Persepolis – Identifying with Darkness

Whenever watching a Hollywood mainstream film, I always wonder how does the American audience feels following a storyline similar to their own lives. It’s an envious feeling to watch a story similar to your own life, within the settings of your hometown, filled with emotions close to what they could have for being in shoes of a character they could wholeheartedly identify themselves with. Despite being very similar to my life, however Satrapi’s graphic novel in part fails to provoke emotions but extreme grief, melancholy and pity. Not because it’s not a good story, but because it’s very true to a kind of life that millions of Iranians including me and my peers have suffered. Some were lucky enough to leave the country like herself or me, and some had to stay and suffer, but talking from personal experience, even the luckiest couldn’t overcome the pain of leaving  motherland.

In it’s an hour and a half running time, Persepolis covers a whole lots of sensitive themes including stories of coming of age, Iranian revolution, women rights,immigrant life, family bounding, ethnicity and heritage and so on, however the most accurate portrayal of the Iranian people’s suffering after the revolution is what it stands out for. The dark animation allows foreign audience to comprehend and see things from the point f view of Iranians, understand the culture and realize the fact that an entire nation is controlled by a dogmatic dictatorship that deprives its citizens from most basic social rights.

Persepolis is one of the few mainstream distributions of western cinema that opens up the world’s eye to prove  the fact that Iranian’s are not savages, barbarians and terrorists, but culturally and ethically a well developed nation who are imprisoned by their own government.

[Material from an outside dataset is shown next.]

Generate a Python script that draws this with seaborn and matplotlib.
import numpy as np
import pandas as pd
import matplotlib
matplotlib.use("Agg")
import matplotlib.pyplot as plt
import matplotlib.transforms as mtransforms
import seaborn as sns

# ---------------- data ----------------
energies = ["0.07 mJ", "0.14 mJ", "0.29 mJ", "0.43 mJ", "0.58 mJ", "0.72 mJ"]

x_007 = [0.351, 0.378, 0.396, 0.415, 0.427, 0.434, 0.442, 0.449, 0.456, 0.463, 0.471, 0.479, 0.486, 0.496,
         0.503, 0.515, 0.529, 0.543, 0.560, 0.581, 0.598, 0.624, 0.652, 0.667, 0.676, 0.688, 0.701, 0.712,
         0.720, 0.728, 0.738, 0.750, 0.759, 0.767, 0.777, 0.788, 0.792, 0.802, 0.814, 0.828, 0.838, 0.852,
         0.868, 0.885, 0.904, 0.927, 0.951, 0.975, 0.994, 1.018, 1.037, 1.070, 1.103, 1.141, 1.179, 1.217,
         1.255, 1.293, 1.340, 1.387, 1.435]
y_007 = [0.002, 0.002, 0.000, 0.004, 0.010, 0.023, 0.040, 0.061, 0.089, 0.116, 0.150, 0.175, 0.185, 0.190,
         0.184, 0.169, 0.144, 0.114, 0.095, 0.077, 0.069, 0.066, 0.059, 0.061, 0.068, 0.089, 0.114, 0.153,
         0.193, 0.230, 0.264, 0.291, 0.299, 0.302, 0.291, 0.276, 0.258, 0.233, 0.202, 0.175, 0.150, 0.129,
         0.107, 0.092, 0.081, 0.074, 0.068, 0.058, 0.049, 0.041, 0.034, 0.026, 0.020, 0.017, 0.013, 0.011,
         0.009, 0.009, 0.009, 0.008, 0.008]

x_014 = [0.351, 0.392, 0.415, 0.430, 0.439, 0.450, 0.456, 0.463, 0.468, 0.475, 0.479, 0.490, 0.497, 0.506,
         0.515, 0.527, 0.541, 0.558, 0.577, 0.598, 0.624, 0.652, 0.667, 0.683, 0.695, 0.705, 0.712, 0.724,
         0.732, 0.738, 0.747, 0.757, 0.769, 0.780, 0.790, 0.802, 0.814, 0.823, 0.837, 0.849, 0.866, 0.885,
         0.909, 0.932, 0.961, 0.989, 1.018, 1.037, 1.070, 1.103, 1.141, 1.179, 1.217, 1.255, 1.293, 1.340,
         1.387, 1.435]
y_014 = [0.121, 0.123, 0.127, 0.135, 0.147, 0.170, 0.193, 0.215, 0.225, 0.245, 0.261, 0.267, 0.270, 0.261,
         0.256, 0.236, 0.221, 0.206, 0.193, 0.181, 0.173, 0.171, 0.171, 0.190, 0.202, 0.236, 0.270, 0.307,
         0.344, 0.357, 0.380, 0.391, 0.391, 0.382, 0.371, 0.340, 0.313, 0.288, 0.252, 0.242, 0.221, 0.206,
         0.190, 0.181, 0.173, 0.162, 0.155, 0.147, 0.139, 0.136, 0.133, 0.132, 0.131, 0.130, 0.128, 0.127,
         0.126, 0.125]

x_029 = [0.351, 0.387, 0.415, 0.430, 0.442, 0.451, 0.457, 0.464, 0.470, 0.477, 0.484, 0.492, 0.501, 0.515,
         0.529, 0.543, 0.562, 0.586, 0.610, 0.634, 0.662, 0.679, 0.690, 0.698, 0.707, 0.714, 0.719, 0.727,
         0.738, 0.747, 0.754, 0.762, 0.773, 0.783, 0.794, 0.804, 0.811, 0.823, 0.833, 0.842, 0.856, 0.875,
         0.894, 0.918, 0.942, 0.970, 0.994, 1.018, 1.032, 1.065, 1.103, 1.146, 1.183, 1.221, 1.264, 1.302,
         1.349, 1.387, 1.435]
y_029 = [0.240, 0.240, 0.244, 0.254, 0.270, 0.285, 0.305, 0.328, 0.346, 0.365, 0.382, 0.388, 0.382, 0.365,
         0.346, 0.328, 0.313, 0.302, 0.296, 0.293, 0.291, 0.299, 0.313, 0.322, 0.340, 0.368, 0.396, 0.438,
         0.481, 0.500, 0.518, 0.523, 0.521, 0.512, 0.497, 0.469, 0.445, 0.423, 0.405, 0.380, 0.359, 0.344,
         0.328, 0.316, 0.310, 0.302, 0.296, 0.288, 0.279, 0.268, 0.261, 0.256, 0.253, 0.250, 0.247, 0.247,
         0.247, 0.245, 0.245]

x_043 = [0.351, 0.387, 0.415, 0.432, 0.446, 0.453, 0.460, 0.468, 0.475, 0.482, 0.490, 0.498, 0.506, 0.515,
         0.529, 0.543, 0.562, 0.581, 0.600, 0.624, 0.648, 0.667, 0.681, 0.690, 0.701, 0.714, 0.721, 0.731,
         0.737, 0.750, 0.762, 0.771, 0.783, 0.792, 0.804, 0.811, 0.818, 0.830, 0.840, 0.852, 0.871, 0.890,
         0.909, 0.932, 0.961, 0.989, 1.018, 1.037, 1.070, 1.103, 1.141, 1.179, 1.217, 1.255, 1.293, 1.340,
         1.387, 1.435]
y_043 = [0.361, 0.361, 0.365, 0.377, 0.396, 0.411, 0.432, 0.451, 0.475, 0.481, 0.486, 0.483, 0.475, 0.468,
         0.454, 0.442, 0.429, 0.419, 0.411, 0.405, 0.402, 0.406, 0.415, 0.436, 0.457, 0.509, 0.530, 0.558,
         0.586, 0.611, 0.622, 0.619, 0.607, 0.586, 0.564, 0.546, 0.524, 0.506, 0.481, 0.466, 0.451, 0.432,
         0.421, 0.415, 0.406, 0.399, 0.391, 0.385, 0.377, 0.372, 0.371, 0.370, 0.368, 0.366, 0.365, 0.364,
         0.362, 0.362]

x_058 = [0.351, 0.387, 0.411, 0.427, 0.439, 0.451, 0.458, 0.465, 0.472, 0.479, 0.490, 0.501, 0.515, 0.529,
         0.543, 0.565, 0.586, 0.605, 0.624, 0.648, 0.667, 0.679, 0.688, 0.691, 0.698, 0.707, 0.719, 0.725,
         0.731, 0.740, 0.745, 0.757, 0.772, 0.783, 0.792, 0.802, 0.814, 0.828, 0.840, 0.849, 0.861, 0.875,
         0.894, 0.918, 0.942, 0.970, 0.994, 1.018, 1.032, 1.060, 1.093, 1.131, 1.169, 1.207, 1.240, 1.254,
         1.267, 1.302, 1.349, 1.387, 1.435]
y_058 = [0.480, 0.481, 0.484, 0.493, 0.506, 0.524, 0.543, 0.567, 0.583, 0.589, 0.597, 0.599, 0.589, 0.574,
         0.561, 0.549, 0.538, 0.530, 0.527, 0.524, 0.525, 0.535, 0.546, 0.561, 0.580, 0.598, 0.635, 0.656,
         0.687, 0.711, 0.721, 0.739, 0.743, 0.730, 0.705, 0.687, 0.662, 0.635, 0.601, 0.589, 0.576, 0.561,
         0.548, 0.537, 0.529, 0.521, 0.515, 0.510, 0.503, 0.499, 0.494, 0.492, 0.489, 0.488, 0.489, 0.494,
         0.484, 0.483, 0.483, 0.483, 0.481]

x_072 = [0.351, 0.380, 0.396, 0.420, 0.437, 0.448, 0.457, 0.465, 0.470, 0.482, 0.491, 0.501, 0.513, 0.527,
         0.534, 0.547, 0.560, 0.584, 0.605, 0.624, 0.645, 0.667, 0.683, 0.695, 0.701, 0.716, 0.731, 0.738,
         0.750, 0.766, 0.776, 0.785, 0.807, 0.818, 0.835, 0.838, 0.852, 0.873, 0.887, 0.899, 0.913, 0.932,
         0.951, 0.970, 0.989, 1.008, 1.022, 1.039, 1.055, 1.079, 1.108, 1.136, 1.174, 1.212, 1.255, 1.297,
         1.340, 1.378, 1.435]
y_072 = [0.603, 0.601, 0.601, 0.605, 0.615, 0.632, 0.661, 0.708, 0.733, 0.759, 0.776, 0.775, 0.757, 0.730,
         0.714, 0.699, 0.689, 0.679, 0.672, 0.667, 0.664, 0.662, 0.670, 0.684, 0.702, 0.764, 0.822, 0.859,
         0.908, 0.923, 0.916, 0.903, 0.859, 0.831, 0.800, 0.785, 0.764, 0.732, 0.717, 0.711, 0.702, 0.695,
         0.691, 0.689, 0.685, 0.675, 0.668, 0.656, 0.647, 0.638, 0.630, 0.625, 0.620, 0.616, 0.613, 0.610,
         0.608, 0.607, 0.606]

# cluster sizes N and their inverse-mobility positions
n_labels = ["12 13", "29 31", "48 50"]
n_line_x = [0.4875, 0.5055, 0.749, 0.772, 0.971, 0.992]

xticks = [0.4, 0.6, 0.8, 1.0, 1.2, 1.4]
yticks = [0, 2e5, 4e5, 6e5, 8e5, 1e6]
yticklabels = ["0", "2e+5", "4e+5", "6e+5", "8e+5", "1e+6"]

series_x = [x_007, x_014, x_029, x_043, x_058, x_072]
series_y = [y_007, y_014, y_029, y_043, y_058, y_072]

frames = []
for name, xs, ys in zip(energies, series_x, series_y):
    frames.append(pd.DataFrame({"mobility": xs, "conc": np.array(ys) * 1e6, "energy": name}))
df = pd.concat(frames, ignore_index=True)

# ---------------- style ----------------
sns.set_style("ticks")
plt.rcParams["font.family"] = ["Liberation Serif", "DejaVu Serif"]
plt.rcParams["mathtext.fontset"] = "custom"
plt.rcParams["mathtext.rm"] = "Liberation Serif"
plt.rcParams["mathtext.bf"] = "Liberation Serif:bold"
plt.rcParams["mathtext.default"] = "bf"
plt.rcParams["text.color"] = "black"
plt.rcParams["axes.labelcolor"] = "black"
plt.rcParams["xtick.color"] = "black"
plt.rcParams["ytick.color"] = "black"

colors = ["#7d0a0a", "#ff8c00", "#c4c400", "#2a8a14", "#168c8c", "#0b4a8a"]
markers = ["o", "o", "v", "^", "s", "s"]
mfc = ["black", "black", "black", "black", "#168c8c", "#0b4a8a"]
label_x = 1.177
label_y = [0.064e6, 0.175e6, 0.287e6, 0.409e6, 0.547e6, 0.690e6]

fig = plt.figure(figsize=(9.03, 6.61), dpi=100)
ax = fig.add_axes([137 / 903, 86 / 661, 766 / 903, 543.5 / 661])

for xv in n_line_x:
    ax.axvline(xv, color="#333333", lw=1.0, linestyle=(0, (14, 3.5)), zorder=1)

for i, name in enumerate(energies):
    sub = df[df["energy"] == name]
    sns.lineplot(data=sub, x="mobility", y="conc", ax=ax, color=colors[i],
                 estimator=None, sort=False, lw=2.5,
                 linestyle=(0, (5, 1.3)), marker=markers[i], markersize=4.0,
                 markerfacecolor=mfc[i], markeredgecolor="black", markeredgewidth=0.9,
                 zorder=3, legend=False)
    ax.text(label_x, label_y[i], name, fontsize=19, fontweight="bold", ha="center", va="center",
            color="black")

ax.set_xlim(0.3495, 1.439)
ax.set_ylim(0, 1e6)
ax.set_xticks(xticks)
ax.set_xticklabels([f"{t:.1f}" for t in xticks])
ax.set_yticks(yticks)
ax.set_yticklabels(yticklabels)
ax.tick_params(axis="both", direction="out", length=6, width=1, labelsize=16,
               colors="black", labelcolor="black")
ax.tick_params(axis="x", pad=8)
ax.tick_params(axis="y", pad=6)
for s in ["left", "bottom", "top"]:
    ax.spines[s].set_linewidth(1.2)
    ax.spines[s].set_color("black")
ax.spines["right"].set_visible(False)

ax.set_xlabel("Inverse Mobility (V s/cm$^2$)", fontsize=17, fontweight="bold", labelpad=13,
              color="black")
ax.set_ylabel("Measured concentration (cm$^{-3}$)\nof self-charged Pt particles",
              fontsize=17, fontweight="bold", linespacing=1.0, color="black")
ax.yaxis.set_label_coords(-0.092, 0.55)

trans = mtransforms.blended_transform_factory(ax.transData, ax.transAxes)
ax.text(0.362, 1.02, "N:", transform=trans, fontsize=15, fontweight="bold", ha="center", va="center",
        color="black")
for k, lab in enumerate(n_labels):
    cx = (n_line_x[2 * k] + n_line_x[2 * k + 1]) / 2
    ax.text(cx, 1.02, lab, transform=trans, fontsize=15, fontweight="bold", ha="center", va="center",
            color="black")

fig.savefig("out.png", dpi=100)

Persepolis is an important film because it gives audience a lot of insider information about Iran, nothing that an agenda loaded news agency such as CNN or Fox could provide, but a satiric review of social life in contemporary Iran with hints on the role of British imperialism and its impact in their history as well as a critique of Europeans in the way that they deal with people from middle east.

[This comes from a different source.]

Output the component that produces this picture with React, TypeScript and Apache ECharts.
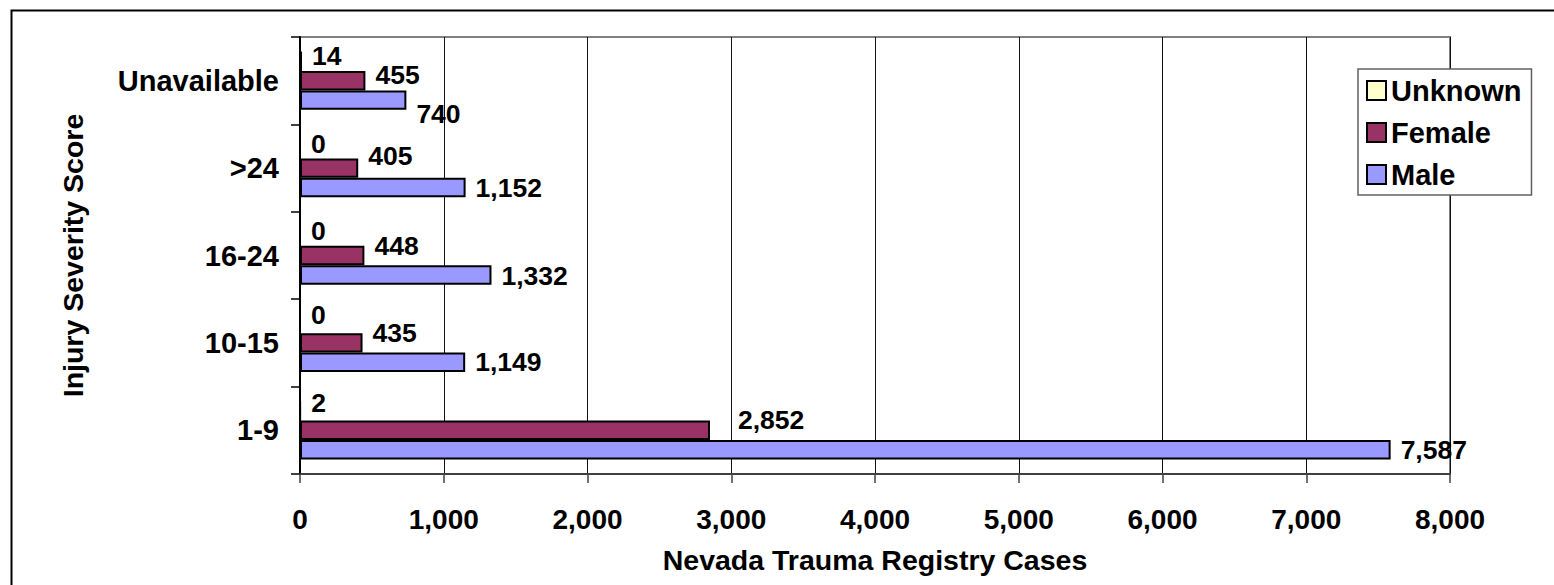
import React, { useEffect, useRef } from "react";
import * as echarts from "echarts";

const categories = ["1-9", "10-15", "16-24", ">24", "Unavailable"];
const seriesNames = ["Unknown", "Female", "Male"];
const unknownValues = [2, 0, 0, 0, 14];
const femaleValues = [2852, 435, 448, 405, 455];
const maleValues = [7587, 1149, 1332, 1152, 740];
const xTicks = [0, 1000, 2000, 3000, 4000, 5000, 6000, 7000, 8000];

// label nudges (pixels) per category, [dx, dy]
const unknownNudge = [[0, -8], [0, -8.5], [0, -5.5], [0, -4.5], [0, -5]];
const femaleNudge = [[18, -10], [0, -10], [0, -9.5], [0, -12], [0, -6]];
const maleNudge = [[0, 0], [0, 0], [0, 1.5], [0, 0], [0, 14]];

const FONT = "'Liberation Sans', Arial, sans-serif";

const fmt = (v: number) => v.toLocaleString("en-US");

export default function App() {
  const ref = useRef<HTMLDivElement>(null);
  useEffect(() => {
    document.body.style.margin = "0";
    const chart = echarts.init(ref.current!, null, { renderer: "svg" });
    const mk = (name: string, values: number[], nudge: number[][], color: string) => ({
      name,
      type: "bar",
      barGap: "0%",
      barCategoryGap: "33.3%",
      itemStyle: { color, borderColor: "#000", borderWidth: 2 },
      label: {
        show: true,
        position: "right",
        distance: 10,
        formatter: (p: any) => fmt(p.value),
        fontFamily: FONT,
        fontWeight: "bold",
        fontSize: 26.5,
        color: "#000",
      },
      data: values.map((v, i) => ({ value: v, label: { offset: nudge[i] } })),
    });
    chart.setOption({
      animation: false,
      backgroundColor: "#fff",
      textStyle: { fontFamily: FONT },
      grid: {
        left: 300,
        top: 37,
        right: 104,
        bottom: 111,
        show: true,
        borderColor: "#808080",
        borderWidth: 2,
        backgroundColor: "transparent",
      },
      legend: {
        data: seriesNames,
        orient: "vertical",
        left: 1358,
        top: 69,
        padding: [7, 10, 6, 8],
        itemGap: 13,
        icon: "rect",
        itemWidth: 19,
        itemHeight: 19,
        itemStyle: { borderColor: "#000", borderWidth: 2 },
        borderColor: "#606060",
        borderWidth: 1.5,
        backgroundColor: "#fff",
        textStyle: { fontFamily: FONT, fontWeight: "bold", fontSize: 29, color: "#000", padding: [0, 0, 0, 0] },
      },
      xAxis: {
        type: "value",
        min: xTicks[0],
        max: xTicks[xTicks.length - 1],
        interval: xTicks[1] - xTicks[0],
        name: "Nevada Trauma Registry Cases",
        nameLocation: "middle",
        nameGap: 71,
        nameTextStyle: { fontFamily: FONT, fontWeight: "bold", fontSize: 28.5, color: "#000" },
        axisLine: { show: true, lineStyle: { color: "#404040", width: 2 } },
        axisTick: { show: true, length: 9, lineStyle: { color: "#404040", width: 1.5 } },
        axisLabel: {
          margin: 31,
          fontFamily: FONT,
          fontWeight: "bold",
          fontSize: 28,
          color: "#000",
          formatter: (v: number) => fmt(v),
        },
        splitLine: { show: true, lineStyle: { color: "#111", width: 1 } },
      },
      yAxis: {
        type: "category",
        data: categories,
        name: "Injury Severity Score",
        nameLocation: "middle",
        nameGap: 213,
        nameTextStyle: { fontFamily: FONT, fontWeight: "bold", fontSize: 28.5, color: "#000" },
        axisLine: { show: true, lineStyle: { color: "#000", width: 2 } },
        axisTick: { show: true, length: 9, lineStyle: { color: "#000", width: 1.5 } },
        axisLabel: { margin: 21, fontFamily: FONT, fontWeight: "bold", fontSize: 29, color: "#000" },
        splitLine: { show: false },
      },
      graphic: [
        {
          type: "rect",
          left: 9,
          top: 8,
          shape: { x: 0, y: 0, width: 1560, height: 600 },
          style: { fill: "none", stroke: "#000", lineWidth: 2 },
          silent: true,
          z: -1,
        },
      ],
      series: [
        mk("Unknown", unknownValues, unknownNudge, "#FFFFCC"),
        mk("Female", femaleValues, femaleNudge, "#993366"),
        mk("Male", maleValues, maleNudge, "#9999FF"),
      ],
    });
    return () => chart.dispose();
  }, []);
  return <div ref={ref} style={{ width: 1554, height: 585 }} />;
}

Being an Armenian-Iranian myself I felt completely emotional through the course of the movie, but no matter how bitter Marjaneh’s life is she never falls into sentimentalism. The presence of the grandmother character is strong and critical throughout the film and it seems that even in the process of writing her graphic novel/biography she has constantly been influenced of her charm and witty character. What makes Grandma unique in this story is not only her wit for it’s a typical of many elderly Iranians, but it’s about who she represents. To me the grandma is a symbol of  ancient Iranian values and spirits that goes back to the earliest civilizations of Persia. She plants the seed of rightfulness in Marjaneh and no matter how ugly the world becomes she insist on her to follow the right path and to be true to herself. Although she has wonderful parents who are educated and well-balanced enough to raise her normally in those enigmatic circumstances but it’s the grandma, representing an older generation Iranians, who is capable helping her bring calm to her own life. Even god and Marx are not more than a childhood fantasy when it comes to her fundamental decisions. Her parents are a symbols of Iranians who did the revolution but then realized it was a big mistake. They represent the kind of Iranians who are stuck between the tradition and modernist values and confronted with thoughts of Marxism and socialism have a hard time digesting the true nature of democracy in an Islamic state. Marjaneh on the other hand is the next generation, those who grow up in this new Islamic state and realize that a revolution is not necessary the means of freedom.